Several prominent politicians, in a campaign that appears to be gaining congressional support, have written Secretary of State Alexander M. Haig Jr. objecting to a visa for the hard-line Northern Irish Protestant leader, the Rev. Ian Paisley, who is scheduled to visit this country next month.
Paisley, who said yesterday that he will visit despite objections and plans to be in Washington about two weeks, wants to press his militantly Loyalist view of the situation in the violence-torn British province, where a Protestant member of Parliament from Ulster was murdered by Irish Republican Army terrorists last month. That attack followed a bitter, inconclusive hunger strike by Irish nationalist inmates at the Maze Prison outside Belfast during which 10 protesting prisoners died.
House Speaker Thomas P. (Tip) O'Neill Jr. (D-Mass.) and Sens.
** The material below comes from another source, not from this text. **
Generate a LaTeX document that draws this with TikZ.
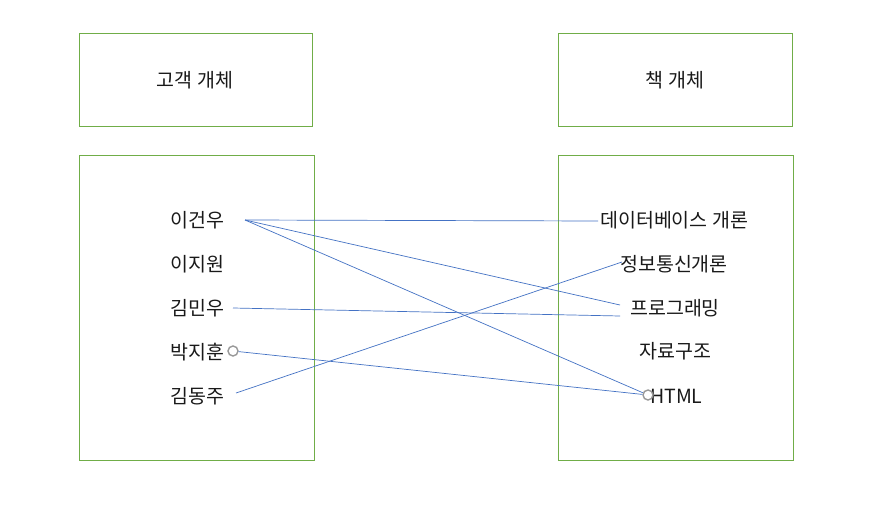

Edward M. Kennedy (D-Mass.) and Daniel Patrick Moynihan (D-N.Y.) wrote Haig Tuesday "to inquire whether there is any justification for Dr. Paisley to hold a valid visa" to travel to this country in view of "inflammatory appeals . . . to bigotry and religious hatred in Northern Ireland, his long-standing tactic of intimidation and oppression and his thinly veiled exhortations to sectarian violence."
Paisley, who heads the Democratic Unionist Party and is himself a member of the British Parliament, was suspended from the House of Commons for disruption last month after the assassination of the Rev. Robert Bradford, a Unionist politician. Paisley subsequently led thousands of Protestants in the province demonstrating against IRA violence.